David Brown’s images became an exhibition, curated by O’Connell, and later formed part of the documentary and book titled An Impossible Return.

The pictures capture an intimate story of a community imbued with grit and echoing loss. Much of what is captured was fortuitous – during the period covered by the exhibition, access to photography was reserved for the select few who could afford a camera and the cost of developing the film.

Still, these images documented the losses suffered by the dispossessed of Harfield Village. “The violence of the forced removals, the loss of their homes and the overwhelming sense of dispossession persist with these former residents of Harfield Village, with many commenting ‘There is no going back’,” Dr O’Connell says. The multiple losses are haunting and captured in her book and film. O’Connell’s research presents these personal truths and documents the collective trauma for the Villagers, the current homeowners, and for future generations.

O’Connell’s focus on the coloured community stems from her own journey of dispossession and loss. She continues to document dispossessed communities using archival sources like David Brown’s pictures to capture the collective pain of people who have been socially, psychologically and economically affected by the trauma of the past.

In a post-apartheid society, O’Connell’s research matters because it pricks our collective conscience and provokes us to question why true freedom in South Africa, extending beyond political freedom to economic freedom, is still unrealised for so many.

Watch An Impossible Return in the sidebar to learn more and click on the infographic to see some statistics about the extent of forced removals. Click on the gallery in the sidebar to view some of David Brown’s photography from the period.

An Impossible Return is published by Kwela Books and can be found here.

Dr Siona O'Connell

September 21, 2020

  • Estimated Reading Time: 4 minutes

Table of contents

Researchers
  • Dr Siona O’Connell
    Dr Siona O’Connell is based in the University of Pretoria’s School of the Arts and is a founding member of the Critical African Studies project at UP (CAST UP). She was the recipient of the prestigious National Endowment for the Humanities Professor of the Humanities in Africana and Latin American Studies, Art and Art History and Film and Media Studies at Colgate University in the USA. She has published widely, curated numerous exhibitions, and directed and produced seven films that consider ways of life after racial oppression in South Africa. These include two on forced removals and restitution: An Impossible Return and Uitgesmyt, as well as a film on South Africa’s post-apartheid governing party, the African National Congress, titled Promises and Lies: Fault Lines of the ANC. Her latest film, In Gods Naam, considers the long reach of a colonial and slave history and confronts the schisms that remain unreconciled between the Nederduitse Gereformeerder Kerk (NGK) and The Uniting Reformed Church in Southern Africa (URCSA).
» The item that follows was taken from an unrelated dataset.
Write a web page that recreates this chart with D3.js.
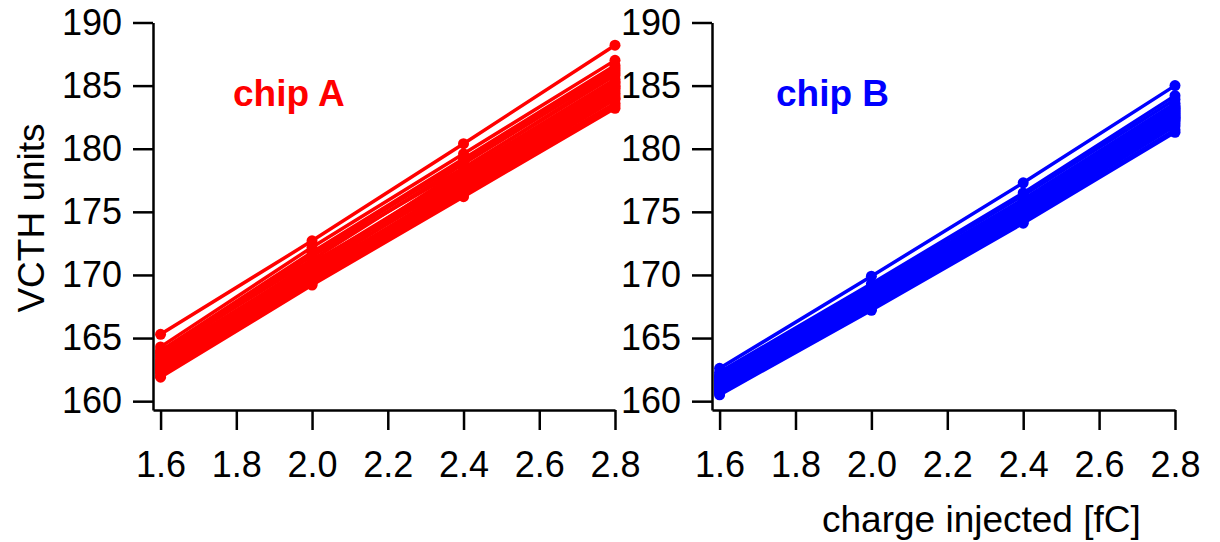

    Dr O’Connell co-edited Hanging on a Wire: Photographs by Sophia Klaase, which won the 2018 Humanities and Social Sciences (HSS) Award for Best Non-Fiction Edited Volume.

    Her work pivots on ideas of place, belonging and freedom, with a specific focus on land restitution and restorative justice. Her research interests centre on ‘colouredness’, memory and trauma, and how to think about freedom after apartheid.
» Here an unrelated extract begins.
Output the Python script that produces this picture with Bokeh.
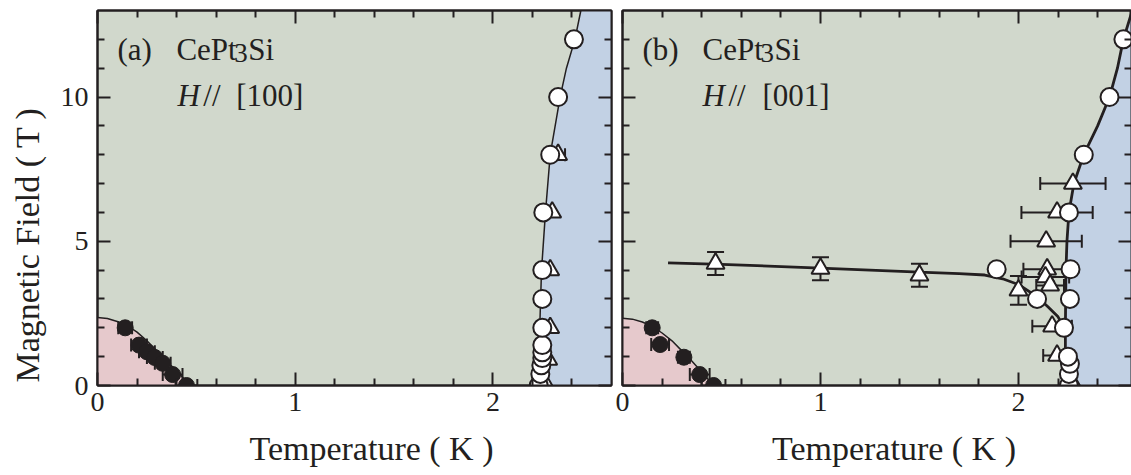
import math
from bokeh.plotting import figure
from bokeh.models import FixedTicker, LinearAxis, Label, CustomJSTickFormatter, Range1d
from bokeh.layouts import row
from bokeh.embed import file_html
from bokeh.resources import INLINE

# ---------------- data (Temperature K, Magnetic Field T) ----------------
# panel (a) H // [100]
a_fill_T = [0.14, 0.21, 0.25, 0.29, 0.33, 0.38, 0.45]
a_fill_H = [2.0, 1.4, 1.17, 0.97, 0.77, 0.38, 0.0]
a_fill_err = [0.035, 0.04, 0.04, 0.04, 0.04, 0.05, 0.055]

a_open_T = [2.232, 2.24, 2.245, 2.25, 2.25, 2.25, 2.25, 2.25, 2.25, 2.255, 2.29, 2.33, 2.41]
a_open_H = [0.0, 0.4, 0.7, 0.95, 1.15, 1.4, 2.0, 3.0, 4.0, 6.0, 8.0, 10.0, 12.0]

a_tri_T = [2.27, 2.28, 2.29, 2.29, 2.30, 2.33]
a_tri_H = [0.0, 0.9, 2.0, 4.0, 6.0, 8.0]
a_tri_err = [0.0, 0.0, 0.0, 0.0, 0.0, 0.035]

a_afm_T = [0.0, 0.05, 0.1, 0.15, 0.2, 0.25, 0.3, 0.35, 0.4, 0.47]
a_afm_H = [2.36, 2.32, 2.22, 2.08, 1.85, 1.55, 1.2, 0.85, 0.5, 0.0]

a_sc_T = [2.232, 2.237, 2.246, 2.266, 2.29, 2.34, 2.372, 2.415, 2.445]
a_sc_H = [0.0, 2.0, 4.0, 6.0, 8.0, 10.0, 11.0, 12.0, 13.0]

# panel (b) H // [001]
b_fill_T = [0.15, 0.19, 0.31, 0.39, 0.46]
b_fill_H = [2.0, 1.42, 0.98, 0.38, 0.0]
b_fill_err = [0.03, 0.045, 0.03, 0.05, 0.06]

b_open_T = [2.255, 2.255, 2.26, 2.25, 2.23, 2.26, 2.094, 2.263, 1.89, 2.255, 2.33, 2.46, 2.53]
b_open_H = [0.0, 0.4, 0.75, 1.0, 2.0, 3.0, 3.0, 4.03, 4.03, 6.0, 8.0, 10.0, 12.0]

b_triv_T = [0.47, 1.0, 1.5, 2.0]
b_triv_H = [4.23, 4.05, 3.82, 3.3]
b_triv_err = [0.4, 0.4, 0.4, 0.5]

b_trih_T = [2.275, 2.195, 2.14, 2.145, 2.136, 2.16, 2.17, 2.195, 2.28]
b_trih_H = [7.0, 6.0, 5.0, 4.03, 3.76, 3.47, 2.05, 1.04, 0.0]
b_trih_err = [0.165, 0.18, 0.18, 0.12, 0.12, 0.07, 0.1, 0.07, 0.0]

b_afm_T = [0.0, 0.05, 0.1, 0.15, 0.2, 0.25, 0.3, 0.35, 0.4, 0.46]
b_afm_H = [2.33, 2.3, 2.2, 2.05, 1.82, 1.55, 1.2, 0.85, 0.47, 0.0]

b_sc_T = [2.237, 2.237, 2.24, 2.245, 2.255, 2.28, 2.33, 2.40, 2.46, 2.50, 2.53, 2.575]
b_sc_H = [0.0, 2.0, 4.0, 5.0, 6.0, 7.0, 8.0, 9.0, 10.0, 11.0, 12.0, 13.0]

b_low_T = [0.23, 0.5, 1.0, 1.5, 1.7, 1.83, 1.92, 2.0, 2.09, 2.15, 2.2, 2.235]
b_low_H = [4.25, 4.2, 4.07, 3.93, 3.88, 3.83, 3.7, 3.5, 3.1, 2.72, 2.38, 1.95]

# ticks
x_major = [0, 1, 2]
x_minor = [0.2, 0.4, 0.6, 0.8, 1.2, 1.4, 1.6, 1.8, 2.2, 2.4]
y_major = [0, 5, 10]
y_minor = [1, 2, 3, 4, 6, 7, 8, 9, 11, 12]

NBSP = "\u00a0"
x_title = NBSP * 4 + "Temperature ( K )"
y_title = "Magnetic Field ( T )" + NBSP * 11

# ---------------- style ----------------
BLACK = "#231f20"
GREEN = "#d1d8cc"
PINK = "#e6c9cc"
BLUE = "#c2d1e4"
FONT = "Liberation Serif"
Y_MAX = 13.0
X_MAX_A = 2.6
X_MAX_B = 2.571
PX_K = 198.0
PX_T = 375.0 / 13.0


def style_axis(ax, xdir, labels):
    if xdir:
        ax.ticker = FixedTicker(ticks=x_major, minor_ticks=x_minor)
    else:
        ax.ticker = FixedTicker(ticks=y_major, minor_ticks=y_minor)
    ax.axis_line_color = BLACK
    ax.axis_line_width = 2
    ax.major_tick_line_color = BLACK
    ax.major_tick_line_width = 2
    ax.minor_tick_line_color = BLACK
    ax.minor_tick_line_width = 2
    ax.major_tick_in = 13
    ax.major_tick_out = 0
    ax.minor_tick_in = 7
    ax.minor_tick_out = 0
    ax.major_label_text_font = FONT
    ax.major_label_text_font_size = "28px"
    ax.major_label_text_color = BLACK
    ax.axis_label_text_font = FONT
    ax.axis_label_text_font_size = "34px"
    ax.axis_label_text_font_style = "normal"
    ax.axis_label_text_color = BLACK
    if labels:
        ax.major_label_standoff = 7 if xdir else 9
    else:
        ax.formatter = CustomJSTickFormatter(code="return ''")
        ax.major_label_standoff = 0


def make_fig(width, xmax, left, right, ylabels):
    p = figure(width=width, height=475, x_range=Range1d(0, xmax), y_range=Range1d(0, Y_MAX),
               output_backend="svg", toolbar_location=None,
               min_border_left=left, min_border_right=right, min_border_top=10,
               min_border_bottom=90, background_fill_color=GREEN,
               border_fill_color="white", outline_line_color=BLACK, outline_line_width=2)
    p.xgrid.visible = False
    p.ygrid.visible = False
    style_axis(p.xaxis[0], True, True)
    style_axis(p.yaxis[0], False, ylabels)
    p.xaxis[0].axis_label = x_title
    p.xaxis[0].axis_label_standoff = 16
    top = LinearAxis()
    style_axis(top, True, False)
    p.add_layout(top, "above")
    rgt = LinearAxis()
    style_axis(rgt, False, False)
    p.add_layout(rgt, "right")
    return p


def text(p, s, dx, dy, size, style="normal"):
    p.add_layout(Label(x=dx / PX_K, y=Y_MAX - dy / PX_T, text=s, text_font=FONT,
                       text_font_size=f"{size}px", text_font_style=style, text_color=BLACK,
                       text_align="left", text_baseline="alphabetic"))


def herr(p, T, H, E, cap=13):
    sel = [(t, h, e) for t, h, e in zip(T, H, E) if e > 0]
    lo = [t - e for t, h, e in sel]
    hi = [t + e for t, h, e in sel]
    hh = [h for t, h, e in sel]
    p.segment(x0=lo, y0=hh, x1=hi, y1=hh, line_color=BLACK, line_width=2)
    p.scatter(x=lo + hi, y=hh + hh, marker="dash", angle=math.pi / 2, size=cap,
              line_color=BLACK, line_width=2)


def verr(p, T, H, E, cap=17):
    lo = [h - e for h, e in zip(H, E)]
    hi = [h + e for h, e in zip(H, E)]
    p.segment(x0=T, y0=lo, x1=T, y1=hi, line_color=BLACK, line_width=2)
    p.scatter(x=list(T) + list(T), y=lo + hi, marker="dash", size=cap,
              line_color=BLACK, line_width=2)


def open_c(p, T, H):
    p.scatter(x=T, y=H, marker="circle", size=18, fill_color="white",
              line_color=BLACK, line_width=2)


def tri(p, T, H):
    p.scatter(x=T, y=H, marker="triangle", size=18, fill_color="white",
              line_color=BLACK, line_width=2)


def filled(p, T, H):
    p.scatter(x=T, y=H, marker="circle", size=16, fill_color=BLACK,
              line_color=BLACK, line_width=1)


# ---------------- panel (a) ----------------
pa = make_fig(614, X_MAX_A, 97, 3, True)
pa.yaxis[0].axis_label = y_title
pa.yaxis[0].axis_label_standoff = 12
pa.patch(x=a_afm_T + [0.0], y=a_afm_H + [0.0], fill_color=PINK, line_color=None)
pa.patch(x=a_sc_T + [X_MAX_A, X_MAX_A], y=a_sc_H + [Y_MAX, 0.0], fill_color=BLUE, line_color=None)
pa.line(a_afm_T, a_afm_H, line_color=BLACK, line_width=1.5)
pa.line(a_sc_T, a_sc_H, line_color=BLACK, line_width=1.5)
herr(pa, a_fill_T, a_fill_H, a_fill_err)
herr(pa, a_tri_T, a_tri_H, a_tri_err)
tri(pa, a_tri_T, a_tri_H)
open_c(pa, a_open_T, a_open_H)
filled(pa, a_fill_T, a_fill_H)

text(pa, "(a)", 20, 39, 31)
text(pa, "CePt", 79, 39, 31)
text(pa, "3", 137, 42, 27)
text(pa, "Si", 151, 39, 31)
text(pa, "H", 80, 85, 31, style="italic")
text(pa, "//", 106, 85, 31)
text(pa, "[100]", 139, 85, 31)

# ---------------- panel (b) ----------------
pb = make_fig(517, X_MAX_B, 8, 0, False)
pb.patch(x=b_afm_T + [0.0], y=b_afm_H + [0.0], fill_color=PINK, line_color=None)
pb.patch(x=b_sc_T + [2.7, 2.7], y=b_sc_H + [Y_MAX, 0.0], fill_color=BLUE, line_color=None)
pb.line(b_afm_T, b_afm_H, line_color=BLACK, line_width=1.5)
pb.line(b_sc_T, b_sc_H, line_color=BLACK, line_width=2.8)
pb.line(b_low_T, b_low_H, line_color=BLACK, line_width=2.8)
herr(pb, b_fill_T, b_fill_H, b_fill_err)
herr(pb, b_trih_T, b_trih_H, b_trih_err)
verr(pb, b_triv_T, b_triv_H, b_triv_err)
tri(pb, b_triv_T, b_triv_H)
tri(pb, b_trih_T, b_trih_H)
open_c(pb, b_open_T, b_open_H)
filled(pb, b_fill_T, b_fill_H)

text(pb, "(b)", 20, 39, 31)
text(pb, "CePt", 80, 39, 31)
text(pb, "3", 138, 42, 27)
text(pb, "Si", 152, 39, 31)
text(pb, "H", 80, 85, 31, style="italic")
text(pb, "//", 106, 85, 31)
text(pb, "[001]", 140, 85, 31)

layout = row(pa, pb, spacing=0)
open("out.html", "w").write(file_html(layout, INLINE))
    What has influenced your research interests?

    I am a self-acknowledged late developer! I credit the shaping of my academic career to being schooled at Waterford Kamhlaba United World College of Southern Africa in Swaziland and my postgraduate studies with the late Professor Harry Garuba of UCT, Professor Nick Shepherd (UP and Aarhus University), and Professor Anthony Bogues of Brown University in the USA.
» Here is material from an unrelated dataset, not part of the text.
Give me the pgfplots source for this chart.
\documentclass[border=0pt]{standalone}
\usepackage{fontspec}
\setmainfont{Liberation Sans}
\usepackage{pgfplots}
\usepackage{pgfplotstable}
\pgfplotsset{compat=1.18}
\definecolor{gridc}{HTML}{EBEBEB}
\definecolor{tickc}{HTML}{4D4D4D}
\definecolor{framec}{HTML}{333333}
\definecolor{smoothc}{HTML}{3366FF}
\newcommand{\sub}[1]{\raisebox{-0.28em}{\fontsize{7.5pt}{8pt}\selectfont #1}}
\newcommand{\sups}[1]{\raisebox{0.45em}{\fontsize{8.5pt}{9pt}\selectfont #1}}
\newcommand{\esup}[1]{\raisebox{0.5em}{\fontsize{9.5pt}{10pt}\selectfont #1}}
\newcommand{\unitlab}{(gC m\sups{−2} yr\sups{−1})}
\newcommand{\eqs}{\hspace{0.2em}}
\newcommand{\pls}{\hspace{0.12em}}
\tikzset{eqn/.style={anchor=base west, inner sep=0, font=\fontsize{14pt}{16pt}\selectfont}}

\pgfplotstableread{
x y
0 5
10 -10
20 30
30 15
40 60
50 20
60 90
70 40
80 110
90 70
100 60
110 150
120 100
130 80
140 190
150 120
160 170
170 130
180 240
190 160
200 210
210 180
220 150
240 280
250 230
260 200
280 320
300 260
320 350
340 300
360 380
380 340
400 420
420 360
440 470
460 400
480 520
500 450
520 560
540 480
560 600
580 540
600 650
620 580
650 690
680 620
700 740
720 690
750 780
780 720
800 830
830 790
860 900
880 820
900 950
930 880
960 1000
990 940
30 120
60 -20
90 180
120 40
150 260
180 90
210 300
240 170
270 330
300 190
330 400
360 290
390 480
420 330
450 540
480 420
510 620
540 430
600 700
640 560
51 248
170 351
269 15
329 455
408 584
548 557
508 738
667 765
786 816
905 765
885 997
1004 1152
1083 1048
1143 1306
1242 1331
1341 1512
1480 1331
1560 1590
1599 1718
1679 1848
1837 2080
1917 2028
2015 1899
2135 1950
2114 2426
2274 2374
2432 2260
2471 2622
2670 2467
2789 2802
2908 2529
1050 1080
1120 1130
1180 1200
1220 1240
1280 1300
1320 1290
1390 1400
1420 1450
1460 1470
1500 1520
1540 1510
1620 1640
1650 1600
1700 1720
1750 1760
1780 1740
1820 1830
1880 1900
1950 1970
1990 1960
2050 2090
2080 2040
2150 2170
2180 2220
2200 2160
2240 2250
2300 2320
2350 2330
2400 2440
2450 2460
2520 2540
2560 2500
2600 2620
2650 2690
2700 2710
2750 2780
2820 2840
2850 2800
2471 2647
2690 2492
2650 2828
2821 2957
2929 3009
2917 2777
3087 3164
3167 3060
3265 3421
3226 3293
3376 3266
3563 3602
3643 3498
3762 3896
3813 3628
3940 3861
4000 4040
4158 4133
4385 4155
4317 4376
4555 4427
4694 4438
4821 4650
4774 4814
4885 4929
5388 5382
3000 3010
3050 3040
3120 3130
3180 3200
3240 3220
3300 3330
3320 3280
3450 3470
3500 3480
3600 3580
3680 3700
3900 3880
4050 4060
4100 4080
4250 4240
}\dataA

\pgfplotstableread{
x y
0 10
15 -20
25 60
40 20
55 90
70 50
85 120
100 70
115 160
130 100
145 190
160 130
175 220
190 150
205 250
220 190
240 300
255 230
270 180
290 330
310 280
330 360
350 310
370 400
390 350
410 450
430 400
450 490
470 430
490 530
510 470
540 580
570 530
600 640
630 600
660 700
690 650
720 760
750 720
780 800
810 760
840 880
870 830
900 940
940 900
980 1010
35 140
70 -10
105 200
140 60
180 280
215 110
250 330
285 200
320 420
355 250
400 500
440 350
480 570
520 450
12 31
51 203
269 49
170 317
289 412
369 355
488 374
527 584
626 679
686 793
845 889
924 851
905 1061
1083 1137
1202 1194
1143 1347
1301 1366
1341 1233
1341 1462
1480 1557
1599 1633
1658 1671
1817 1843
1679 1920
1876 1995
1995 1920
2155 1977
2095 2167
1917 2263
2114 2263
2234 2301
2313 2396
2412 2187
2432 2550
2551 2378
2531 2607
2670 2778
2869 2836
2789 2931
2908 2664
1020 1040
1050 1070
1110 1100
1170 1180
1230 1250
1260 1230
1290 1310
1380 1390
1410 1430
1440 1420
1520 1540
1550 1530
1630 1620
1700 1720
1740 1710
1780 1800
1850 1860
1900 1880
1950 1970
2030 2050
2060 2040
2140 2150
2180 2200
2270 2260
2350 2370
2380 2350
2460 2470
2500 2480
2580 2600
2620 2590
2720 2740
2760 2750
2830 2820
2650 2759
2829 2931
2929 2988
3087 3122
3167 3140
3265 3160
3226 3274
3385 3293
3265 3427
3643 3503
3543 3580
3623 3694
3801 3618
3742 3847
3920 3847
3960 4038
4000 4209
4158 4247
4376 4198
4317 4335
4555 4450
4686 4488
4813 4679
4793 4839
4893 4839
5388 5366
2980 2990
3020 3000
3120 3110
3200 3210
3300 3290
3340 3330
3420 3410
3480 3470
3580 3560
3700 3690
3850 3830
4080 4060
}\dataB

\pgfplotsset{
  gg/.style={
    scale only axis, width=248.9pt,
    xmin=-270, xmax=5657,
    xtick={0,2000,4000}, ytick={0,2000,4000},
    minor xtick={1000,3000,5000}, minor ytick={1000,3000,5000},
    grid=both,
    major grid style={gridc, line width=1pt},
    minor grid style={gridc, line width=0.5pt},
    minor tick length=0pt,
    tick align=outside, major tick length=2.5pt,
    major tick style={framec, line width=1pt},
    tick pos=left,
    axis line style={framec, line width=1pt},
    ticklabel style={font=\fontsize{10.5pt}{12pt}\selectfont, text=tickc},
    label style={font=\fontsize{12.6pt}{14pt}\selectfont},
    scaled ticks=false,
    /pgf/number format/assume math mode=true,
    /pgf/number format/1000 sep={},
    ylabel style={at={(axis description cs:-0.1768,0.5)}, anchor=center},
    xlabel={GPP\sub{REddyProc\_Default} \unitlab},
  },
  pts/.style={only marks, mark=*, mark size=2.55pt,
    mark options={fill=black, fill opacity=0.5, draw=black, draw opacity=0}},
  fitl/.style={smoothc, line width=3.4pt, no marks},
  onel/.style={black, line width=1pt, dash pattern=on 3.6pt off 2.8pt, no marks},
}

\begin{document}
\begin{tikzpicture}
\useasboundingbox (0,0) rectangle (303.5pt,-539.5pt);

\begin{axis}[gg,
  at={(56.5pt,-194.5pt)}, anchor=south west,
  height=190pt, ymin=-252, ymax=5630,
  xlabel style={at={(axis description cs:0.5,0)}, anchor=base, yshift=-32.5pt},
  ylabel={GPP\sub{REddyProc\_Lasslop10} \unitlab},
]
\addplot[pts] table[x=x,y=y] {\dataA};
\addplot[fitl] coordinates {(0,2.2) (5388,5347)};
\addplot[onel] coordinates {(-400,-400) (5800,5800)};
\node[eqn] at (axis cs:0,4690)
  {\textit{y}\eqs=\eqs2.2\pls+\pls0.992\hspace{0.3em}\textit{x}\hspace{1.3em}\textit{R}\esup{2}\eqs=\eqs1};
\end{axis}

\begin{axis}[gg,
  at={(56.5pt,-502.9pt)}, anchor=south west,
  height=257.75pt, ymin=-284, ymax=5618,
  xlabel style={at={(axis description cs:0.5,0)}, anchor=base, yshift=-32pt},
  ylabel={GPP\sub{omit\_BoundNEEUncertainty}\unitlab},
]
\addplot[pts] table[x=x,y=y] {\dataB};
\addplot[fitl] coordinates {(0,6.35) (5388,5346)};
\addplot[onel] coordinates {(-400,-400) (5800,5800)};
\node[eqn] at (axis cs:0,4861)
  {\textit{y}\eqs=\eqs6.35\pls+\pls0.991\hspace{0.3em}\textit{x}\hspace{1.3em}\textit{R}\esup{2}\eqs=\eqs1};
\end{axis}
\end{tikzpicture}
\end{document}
    Where did you learn filmmaking?

    I have never studied film production, but knew it was a powerful medium that has broad appeal and impact. I started off by learning instead from award-winning directors and creative teams and building a team with whom I have worked for years. I ask questions, believe in a dialogic approach, and establish relationships long before a camera is used. I also don’t use a script or storyboard.

    How has your background influenced your work?

    I was raised in a politically aware family, living on the edge of District Six, in walking distance to my paternal grandparents’ home in the iconic area. A love of reading and learning was drilled into the entire extended family. Also, ‘sitting on the fence’ was never an option. The forced removal of my grandparents, uncles and aunt to Hanover Park and Mitchell’s Plain on the Cape Flats is pivotal in the work to which I am committed. Seeing my grandfather diminish, becoming a shadow of his former, looming self, has never gone away.

    What drives you to do this work?

    My drive is not only to document the past as a nostalgic project. Rather, I contend that South Africa’s past plays out every moment in a deeply unequal society, and that those who are committed to the project of freedom are duty-bound to do difficult but necessary work. I am acutely aware of the privileges afforded to some on the basis of skin colour and gender – far too many have to work twice as hard to get half as far. It is my daily drive to chip away at the edges of privilege.

    What are your goals at UP?

    I am focused on developing a new generation of critical and imaginative young scholars at UP, to ask those unsettling questions of who we are and what freedom can look like.

    What should young South Africans do to document their own family’s struggles?

    Be involved in documenting the experiences of their families, ask questions, track down objects, photographs, and reach out to others to speak about shared experiences. Consider studies that focus on reimagining Africa!

    How can people who have a story to tell (from the Cape Flats or other forced removals) share their experiences and stories with you for curation?

    Please contact me on email or through castup.co.za.

    As a scholar and a practitioner who sees the lasting effects of apartheid in everyday South Africa, what is the most devastating legacy of apartheid?

    Poverty and inequality. And that women, especially black women, continue to pay an unconscionable price for a debt that’s due as a result of the past. This is why I the do the work that I do.